Mirvish+Gehry and the Jane Jacobs Effect
From the outset, Mirvish+Gehry has been cognizant of its place and impact within the city. Early designs were reshaped and moulded through a series of meetings with the Toronto City Council, Chief Planner Jennifer Keesmaat and groups of local stakeholders. After several months of collaboration, Mirvish+Gehry as we know it today was born.
Creating such a landmark edifice in a city requires many perspectives and considerations, from the level of nuts and bolts mechanics to a broader, more cultural angle. When thinking about urban development from the cultural perspective, one name immediately comes to mind—Jane Jacobs.
Jane Jacobs was a writer and activist, much of whose work focused on urban planning and development. Throughout her life in New York and Toronto, Jacobs reified and disseminated a new form of urbanism to which urban planners continue to refer.
She argued that cities were living beings and ecosystems, and when one looked out their windows onto city streets, they would see a sidewalk ballet, where people participated daily in an unchoreographed dance that is a key component of urban vitality. Whether it’s a local resident taking out their trash, a shop owner washing their storefront, a person on their way to work or someone hailing a cab, these people and their daily activities make up the tapestry that keeps a neighbourhood and city vibrant.
Jacobs’ views weren’t lost on Frank Gehry or David Mirvish, and some of her ideas are evident in the calculated design of Mirvish+Gehry. Jacobs always insisted that cities should be designed for people, and not for cars. Portions of Mirvish+Gehry are set farther back from the road than the existing façades, creating additional sidewalk space for pedestrian use and Jacobs’ daily ballet to play out.
Coming into her own during the mid-20th century, urban planners around Jacobs believed that population density was a problem to solved.

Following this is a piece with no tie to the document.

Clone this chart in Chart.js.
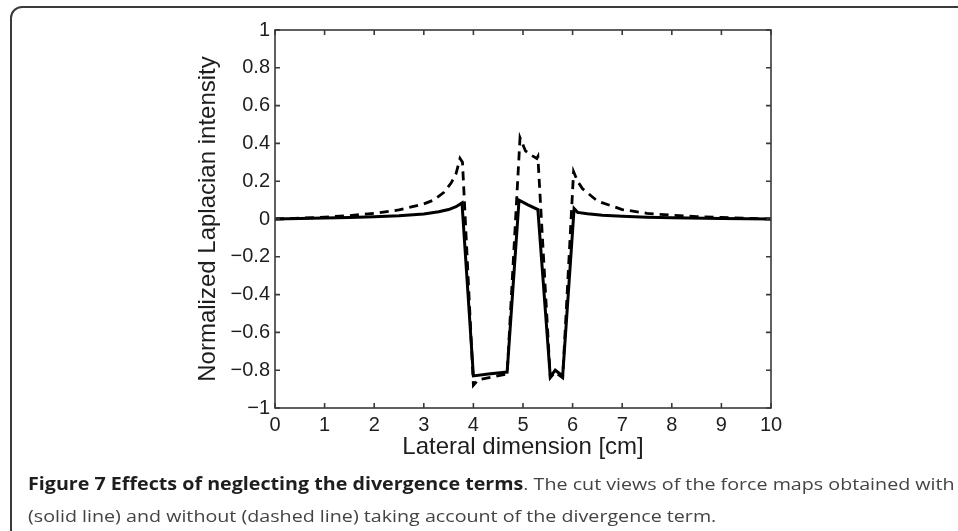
<!DOCTYPE html>
<html>
<head>
<meta charset="utf-8">
<script src="https://cdn.jsdelivr.net/npm/chart.js@4.4.1/dist/chart.umd.min.js"></script>
<style>
  html, body { margin: 0; padding: 0; background: #fff; overflow: hidden; }
  #wrap { position: relative; width: 958px; height: 531px; }
  #frame {
    position: absolute; left: 10px; top: 6px; width: 1000px; height: 600px;
    border: 2px solid #3a3a3a; border-radius: 12px; box-sizing: border-box;
  }
  #myChart { position: absolute; left: 0; top: 0; }
  #caption {
    position: absolute; left: 28px; top: 468px;
    font-family: "Open Sans", sans-serif; font-size: 17px; line-height: 32px;
    color: #444; white-space: nowrap;
    transform: scaleX(1.157); transform-origin: left top;
  }
  #caption b { color: #1e1e1e; }
</style>
</head>
<body>
<div id="wrap">
  <div id="frame"></div>
  <canvas id="myChart" width="958" height="531"></canvas>
  <div id="caption">
    <b>Figure 7 Effects of neglecting the divergence terms</b>. The cut views of the force maps obtained with<br>
    (solid line) and without (dashed line) taking account of the divergence term.
  </div>
</div>
<script>
// with divergence term (solid)
const xSolid = [0, 0.5, 1, 1.5, 2, 2.5, 3, 3.3, 3.5, 3.65, 3.77, 4.0, 4.3, 4.68, 4.92, 5.1, 5.3, 5.55, 5.65, 5.8, 6.03, 6.1, 6.3, 6.6, 7, 7.5, 8, 9, 10]
const ySolid = [0, 0.002, 0.005, 0.008, 0.012, 0.017, 0.027, 0.038, 0.05, 0.065, 0.085, -0.83, -0.82, -0.81, 0.1, 0.075, 0.05, -0.835, -0.8, -0.83, 0.055, 0.035, 0.028, 0.02, 0.014, 0.009, 0.006, 0.003, 0]

// without divergence term (dashed)
const xDashed = [0, 0.5, 1, 1.5, 2, 2.5, 3, 3.2, 3.4, 3.55, 3.65, 3.73, 3.78, 4.0, 4.1, 4.68, 4.94, 5.05, 5.15, 5.28, 5.3, 5.55, 5.65, 5.8, 6.02, 6.1, 6.2, 6.5, 7, 7.5, 8, 8.5, 9, 10]
const yDashed = [0, 0.004, 0.01, 0.018, 0.03, 0.048, 0.08, 0.1, 0.14, 0.19, 0.24, 0.32, 0.3, -0.88, -0.85, -0.82, 0.43, 0.36, 0.34, 0.32, 0.33, -0.84, -0.81, -0.84, 0.25, 0.2, 0.16, 0.095, 0.05, 0.03, 0.02, 0.013, 0.008, 0]

const xTicks = [0, 1, 2, 3, 4, 5, 6, 7, 8, 9, 10]
const yTicks = [-1, -0.8, -0.6, -0.4, -0.2, 0, 0.2, 0.4, 0.6, 0.8, 1]

const toPoints = (xs, ys) => xs.map((x, i) => ({x, y: ys[i]}))

const fmtTick = v => {
    const n = Number(v.toFixed(1))
    if (n === 0) return '0'
    return n < 0 ? '\u2212' + Math.abs(n) : String(n)
}

// box around plot area + inward ticks, matlab style
const matlabBox = {
    id: 'matlabBox',
    afterDatasetsDraw(chart) {
        const {ctx, chartArea: a, scales: {x, y}} = chart
        ctx.save()
        ctx.strokeStyle = '#3a3a3a'
        ctx.lineWidth = 1.6
        ctx.strokeRect(a.left, a.top, a.right - a.left, a.bottom - a.top)
        ctx.beginPath()
        xTicks.forEach(v => {
            const px = x.getPixelForValue(v)
            ctx.moveTo(px, a.bottom); ctx.lineTo(px, a.bottom - 5)
            ctx.moveTo(px, a.top); ctx.lineTo(px, a.top + 5)
        })
        yTicks.forEach(v => {
            const py = y.getPixelForValue(v)
            ctx.moveTo(a.left, py); ctx.lineTo(a.left + 5, py)
            ctx.moveTo(a.right, py); ctx.lineTo(a.right - 5, py)
        })
        ctx.stroke()
        ctx.restore()
    }
}

const renderChart = () => {
    const data = {
        datasets: [{
            data: toPoints(xSolid, ySolid),
            borderColor: '#000',
            borderWidth: 3,
            showLine: true,
            pointRadius: 0
        }, {
            data: toPoints(xDashed, yDashed),
            borderColor: '#000',
            borderWidth: 2.8,
            borderDash: [9, 6],
            showLine: true,
            pointRadius: 0
        }]
    }
    const options = {
        responsive: false,
        animation: false,
        devicePixelRatio: 1,
        layout: {padding: {left: 194, top: 30, right: 187, bottom: 69}},
        plugins: {legend: {display: false}, tooltip: {enabled: false}},
        scales: {
            x: {
                type: 'linear', min: 0, max: 10,
                afterFit: s => { s.height = 54 },
                afterBuildTicks: s => { s.ticks = xTicks.map(value => ({value})) },
                grid: {display: false, drawTicks: false},
                border: {display: false},
                ticks: {color: '#1e1e1e', padding: 5, maxRotation: 0, font: {family: 'Liberation Sans', size: 20}},
                title: {display: true, text: 'Lateral dimension [cm]', color: '#1e1e1e', padding: 0,
                    font: {family: 'Liberation Sans', size: 24}}
            },
            y: {
                type: 'linear', min: -1, max: 1,
                afterFit: s => { s.width = 81 },
                afterBuildTicks: s => { s.ticks = yTicks.map(value => ({value})) },
                grid: {display: false, drawTicks: false},
                border: {display: false},
                ticks: {color: '#1e1e1e', padding: 5, callback: fmtTick, font: {family: 'Liberation Sans', size: 20}},
                title: {display: true, text: 'Normalized Laplacian intensity', color: '#1e1e1e', padding: 0,
                    font: {family: 'Liberation Sans', size: 24}}
            }
        }
    }
    new Chart('myChart', {type: 'scatter', data, options, plugins: [matlabBox]})
}

renderChart()
</script>
</body>
</html>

This led to widespread destruction of older buildings to make way for more open spaces in cities, and an increase in suburban development and urban sprawl.

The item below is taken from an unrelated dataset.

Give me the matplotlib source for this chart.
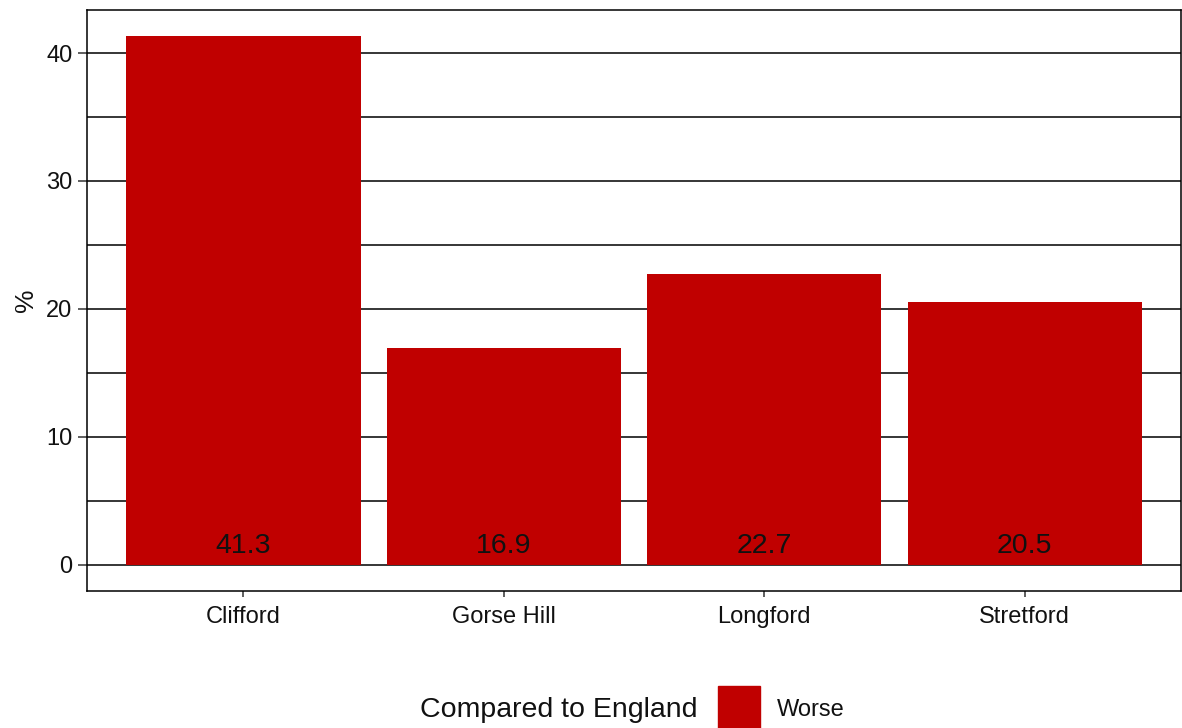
import matplotlib.pyplot as plt
from matplotlib.patches import Rectangle
import numpy as np

# data
areas = ["Clifford", "Gorse Hill", "Longford", "Stretford"]
pct = [41.3, 16.9, 22.7, 20.5]
groups = ["Worse", "Worse", "Worse", "Worse"]
group_colours = {"Worse": "#C00000"}
y_major = [0, 10, 20, 30, 40]
y_minor = [5, 15, 25, 35]

plt.rcParams['font.family'] = ['Liberation Sans', 'DejaVu Sans']

W, H = 1182, 728
fig = plt.figure(figsize=(W / 100, H / 100), dpi=100)
ax = fig.add_axes([87 / W, 1 - 591 / H, (1181 - 87) / W, (591 - 10) / H])

x = np.arange(1, len(areas) + 1)

# grid first, bars on top
for v in y_major + y_minor:
    ax.axhline(v, color="black", lw=1.1, zorder=1)

ax.bar(x, pct, width=0.9, color=[group_colours[g] for g in groups], zorder=2)

for xi, v in zip(x, pct):
    ax.annotate(f"{v}", (xi, 0), xytext=(0, 8), textcoords="offset points",
                ha="center", va="baseline", fontsize=20.5, color="#111111", zorder=3)

ymax = max(pct)
ax.set_xlim(0.4, len(areas) + 0.6)
ax.set_ylim(-0.05 * ymax, ymax * 1.05)
ax.set_xticks(x)
ax.set_xticklabels(areas)
ax.set_yticks(y_major)
ax.tick_params(axis="both", labelsize=17, labelcolor="#111111", color="#333333",
               width=1.1)
ax.tick_params(axis="x", length=4.5, pad=6)
ax.tick_params(axis="y", length=6.5, pad=4)
for s in ax.spines.values():
    s.set_color("black")
    s.set_linewidth(1.1)
ax.set_ylabel("%", fontsize=19, color="#111111", labelpad=6)

# legend laid out horizontally like ggplot's bottom legend
fig.text(420 / W, 1 - 710 / H, "Compared to England", fontsize=20.5, color="#111111",
         ha="left", va="center")
fig.patches.append(Rectangle((718 / W, 1 - 728 / H), 42 / W, 42 / H,
                             transform=fig.transFigure, color=group_colours["Worse"]))
fig.text(777 / W, 1 - 710 / H, "Worse", fontsize=17, color="#111111",
         ha="left", va="center")

fig.savefig("out.png", dpi=100)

Jacobs was opposed to this approach to urban planning and a staunch advocate for high concentration and density. She believed that density was a key characteristic of safe, pleasant, healthy and economically successful neighbourhoods. By reaching a critical mass in terms of concentration and density, neighbourhoods become more diverse, vital and resilient.
Obviously, if the object is vital city life, the dwelling densities should go as high as they need to go to stimulate the maximum potential diversity in a city.
Jacobs was also a proponent of the adaptive reuse of heritage buildings. In her seminal work, The Death and Life of Great American Cities, she wrote at great lengths about the value that older buildings can add to a city’s fabric. She asserted that “[c]ities need old buildings so badly it is probably impossible for vigorous streets and districts to grow without them.”
Another key component of Jacobs’ visioning for successful urban planning was mixed-use buildings. Developing a neighbourhood with mixed-use constructions ensures a broad diversity of individuals of different ages using structures for various purposes and at various times. The varied use these buildings would help to create a community vitality that would be lacking otherwise and facilitate safer neighbourhoods through constant local activity.
These considerations were taken to heart in the design and planning process for Mirvish+Gehry. Both David Mirvish and Frank Gehry knew from the start that their soaring towers would be more than just residences, and would offer varied uses for the city. Currently, Mirvish+Gehry will offer housing, a satellite campus for OCAD University, retail and office space, and an art gallery open to the public comprised of Mirvish’s rare and unique collection of artworks. While some of these will be housed in the two new towers, some will also be housed in the preserved heritage buildings.
Although it’s not certain just yet who or what will be occupying all the spaces at Mirvish+Gehry, it is clear from the mixed-use nature of the project that it will add to the diversity and vitality of the ever-ebullient Entertainment District in Toronto.
Vital cities have marvelous innate abilities for understanding, communicating, contriving, and inventing what is required to combat their difficulties… Lively, diverse, intense cities contain the seeds of their own regeneration, with energy enough to carry over for problems and needs outside themselves.